Great. You can’t make up the work, because it’s impossible, and you missed out on a tremendous learning exercise. Now go read the book and take notes, and I hope you can get caught up.
See? There is no way to “make up” an activity like that. Activities such as this take place all the time in my class. Some things can’t just be “made up.” No, I’m not going to give some loony, infantile “extra credit” assignment to help compensate for the lab you missed but can’t make up because I can’t set the lab up again.
You just missed out, and there’s nothing I can do for you. Sure, I can give a weak version of something that teaches the same concept, but you missed the most vibrant method I have to learn this concept. You missed it, and that was the only chance.
Besides, a student missing one or two days every other week cannot possibly keep “making up” all that missed work and still be learning it well. In a challenging class, it’s just not possible over the long run.
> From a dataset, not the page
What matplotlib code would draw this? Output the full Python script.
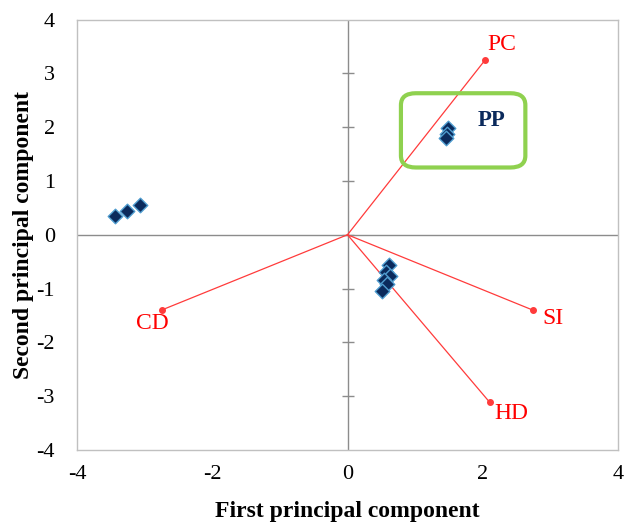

Still think a few days doesn’t make a difference? Here’s a problem in logic for you:
Last year I greatly improved my chemistry curriculum by restructuring my first month and portions of units later in the year, based on some professional development we did over the summer. I added several activities and modified others. Yet, in spite of adding more activities, I still made it through all my curriculum, including my mini-units on organic and nuclear chemistry in June.
How could I have added new activities, and yet still made it through everything I wanted to teach?
I’ll give you a few minutes. The answer can be found somewhere in this essay.
Okay time’s up.
Ready? It’s because the WASL got cut down from 8 days to 5, effectively gaining two days for us (I know 8-5 is 3...the scheduling was more complicated than that..). That allowed me to get through everything. Those two days allowed me to greatly enhance my class, such that more students developed a greater understanding of chemistry than in previous years (yes, I have test scores to prove it for all you data droolers...). Imagine that. Just two little days. Yet, without those days, I would lose my nuclear power mini-unit.
Not a big deal?
First of all, who are you to decide if that’s a big deal? It is a big deal. It’s the difference between learning something about a new topic or not learning it. Those small differences only compound when they happen year after year.
Second of all, that’s just two days. Think of what else we could do if we re-gained all the other days that get stolen from us. Think about it.
Then think about how little control I as the teacher have over any of this. Except for the class pullouts which I will continue to fight over every time they come to me, I have zero control over it. Zero.
And yet the public wants to hold me accountable for my students’ learning. Tell me how I can be fairly expected to help my students learn when I have the equivalent of two to four weeks of instruction robbed from me to do all these other goofy things?
Do we value instruction in this country or don’t we? What are our priorities?
In closing, if you encounter a teacher who complains about your student being pulled out of class all the time, stop and think for a second, and then be thankful: Your student has a teacher who wants his or her students to do well.
Help them do their job, and schedule that dentist appointment for after school.
And if you’re a policy wonk, and sit in your expensive board room conjuring up ideas for how to make schools better (that you’ve never visited), consider this: if any of your ideas require us to waste class time, then it’s a bad idea, and you need to rethink it.
Instruction matters. Put it back where it belongs at the top of the list. Then maybe, maybe, some of us might listen when you want to hold us accountable.